Солдат Васильев
Молодой, высокий и нескладный. На круглой голове торчали большие бледные уши и коротко остриженные рыжеватые волосы. Лицом он очень напоминал сову — из-за круглых светлых глаз и крючковатого носа. Слабый короткий подбородок, узкие губы. Что-то было в его лице настороженное, растерянное. А рана совсем легкая. И чем больше она заживала, тем чаще и упорнее стали проявляться у него самые различные жалобы. То у него болела голова, то его рвало, то был понос, болели уши, мучил кашель, болели глаза, появлялись боли в сердце, в области желудка, печени, в суставах. На самом деле он был болен только непереносимым страхом перед возвратом на фронт. Все это понимали, все. Даже раненые видели, что он притворяется, но я, помня — «симулянт скончался» — упорно его обследовала, искала болезнь. Его консультировали всевозможные специалисты, проводились анализы, рентген, постоянное наблюдение. И каждый раз я уверенно говорила ему: «Нет. У тебя ничего нет. Не болит, ты здоров». Он смотрел на меня, как на врага.
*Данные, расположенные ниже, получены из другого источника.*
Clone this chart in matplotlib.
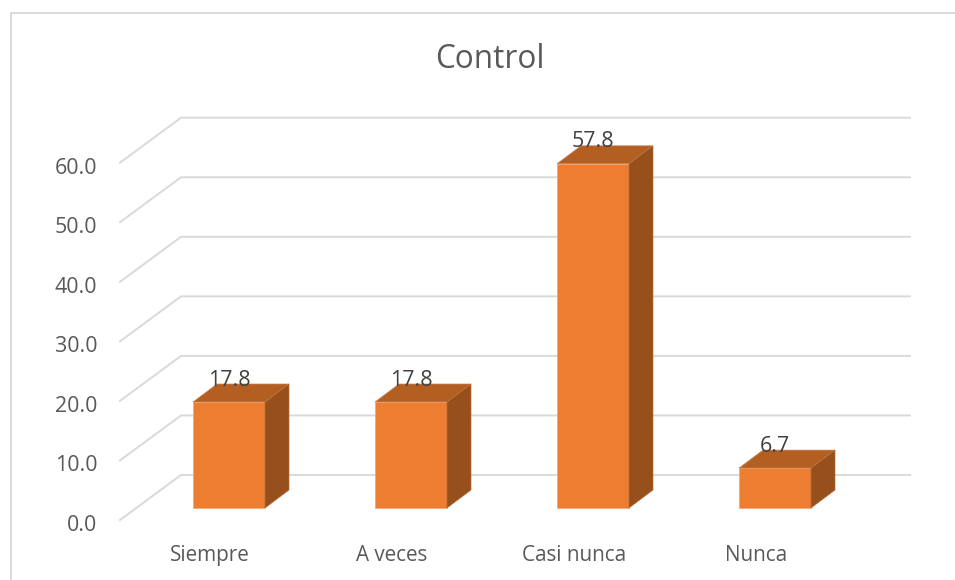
"""
Control: pseudo-3D column chart
"""

import matplotlib
matplotlib.use('Agg')
import matplotlib.pyplot as plt
from matplotlib.lines import Line2D
from matplotlib.patches import Polygon

plt.rcParams['font.family'] = ['Open Sans', 'DejaVu Sans']

# Data
categories = ['Siempre', 'A veces', 'Casi nunca', 'Nunca']
values = [17.8, 17.8, 57.8, 6.7]
ticks = [0, 10, 20, 30, 40, 50, 60]

W, H = 955, 580
X0 = 229       # pixel centre of first bar
STEP = 182     # pixels between categories
BASE = 508     # pixel row of value 0 on the bar front
UNIT = 5.955   # pixels per value unit
BAR_W = 72 / STEP

# Colours
ORANGE = '#ED7D31'
TOP = '#B45F22'
SIDE = '#974F1B'
GRID = '#D9D9D9'
TEXT = '#595959'
LABEL = '#404040'


def depth(px_x, px_y):
    """Convert a pixel offset into data units"""
    return px_x / STEP, px_y / UNIT


fig = plt.figure(figsize=(W / 100, H / 100), dpi=100)
ax = fig.add_axes([0, 0, 1, 1])
ax.set_xlim(-X0 / STEP, (W - X0) / STEP)
ax.set_ylim((BASE - H) / UNIT, BASE / UNIT)
ax.axis('off')

# Chart frame
fig.add_artist(Line2D([10.5 / W, 10.5 / W, 1], [0, 1 - 13 / H, 1 - 13 / H],
                      color=GRID, linewidth=1.4))

# Gridlines: floor edge plus back wall
front_x = (120 - X0) / STEP
back_x = (181 - X0) / STEP
right_x = (910 - X0) / STEP
front_off = -12 / UNIT
back_off = 33 / UNIT
for t in ticks:
    ax.plot([front_x, back_x, right_x],
            [t + front_off, t + back_off, t + back_off],
            color=GRID, linewidth=1.4, zorder=1, solid_joinstyle='miter')
    ax.text((97.5 - X0) / STEP, t + front_off - 5.5 / UNIT, f'{t:.1f}',
            ha='right', va='center', fontsize=15.4, color=TEXT, zorder=5)

# Bars
dx, dy = depth(24, 18)
for i, v in enumerate(values):
    left = i - BAR_W / 2
    right = i + BAR_W / 2
    ax.add_patch(Polygon([(left, 0), (right, 0), (right, v), (left, v)],
                         facecolor=ORANGE, edgecolor='#F4A777', linewidth=0.6, zorder=3))
    ax.add_patch(Polygon([(left, v), (right, v), (right + dx, v + dy), (left + dx, v + dy)],
                         facecolor=TOP, edgecolor='#C98453', linewidth=0.5, zorder=3))
    ax.add_patch(Polygon([(right, 0), (right + dx, dy), (right + dx, v + dy), (right, v)],
                         facecolor=SIDE, edgecolor='#B5703D', linewidth=0.5, zorder=3))
    ax.text(i, v + 22 / UNIT, f'{v:.1f}', ha='center', va='center',
            fontsize=15.4, color=LABEL, zorder=6)
    ax.text(i - 19 / STEP, -47.5 / UNIT, categories[i], ha='center', va='center',
            fontsize=14.9, color=TEXT, zorder=5)

# Title
ax.text((489.5 - X0) / STEP, (BASE - 59) / UNIT, 'Control', ha='center', va='center',
        fontsize=22.7, color=TEXT)

fig.savefig('out.png', dpi=100)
Я разрушала все его жалобы. Доказывала ему, что он притворяется. Каждый день мы сталкивались с ним на этой почве. Он, видимо, никогда и ничем не болел и не мог изобразить симптомы болезней, о которых заявлял. Я считала, что он должен меня ненавидеть. Мне он был неприятен. Особенно от того, что все другие не меньше хотели жить. Но, поправившись, шли на фронт, не пытаясь защищаться ложью. Он, единственный из многих, был обуреваем, раздавлен страхом, беспомощен перед ним. В остальных была заметна только угрюмая решимость, напряженное спокойствие или стремление как можно веселее использовать передышку, данную ранением. И временами, когда я видела его круглые глаза, меня охватывало глубочайшее возмущение. В свой срок он поправился, прошёл комиссию, был признан годным, и выписан в резервный полк. И вот он уходил с командой выздоравливающих солдат.
Я в это время работала в перевязочной. Был вечер. Уже зажгли лампы над перевязочным столом, где лежал очередной раненый. В это время в коридоре раздался топот быстро бежавшего человека. И в перевязочную влетел Васильев, в сапогах, шинели и в пилотке. Он подбежал ко мне и схватил меня за руки. Лицо его выражало крайнюю степень страха и отчаяния. Мне показалось, что он держится за мои руки, как за последнее прибежище. «Проститься... Ухожу», — сказал он задыхаясь. Какое-то время мы смотрели друг другу в глаза, и я поняла, что несмотря ни на что, я была для него самым близким в госпитале человеком. Он прибежал ко мне за поддержкой. Я пожала его руки, поцеловала его совиное лицо и сказала: «Идите смело. Вернётесь невредимым». Он прижал мои руки к шершавой шинели на груди, отпустил их и побежал из перевязочной. Сапоги прогрохотали по коридору. Под окном раздалась команда, и солдаты ушли. Никто не знает, что случилось потом. Стал ли он храбрецом или предателем. Вернулся ли? Никогда не узнается. Поступить иначе я не могла. Но жалость к этому человеку меня охватила. Я была права, но чувство раскаяния осталось неизменно. Как вина перед ним. Думаю только, что если бы он не считал, что я права в своих действиях, он не стал бы со мной прощаться. А, может, он хотел упрекнуть меня, что я посылаю его на фронт. Никогда не узнается.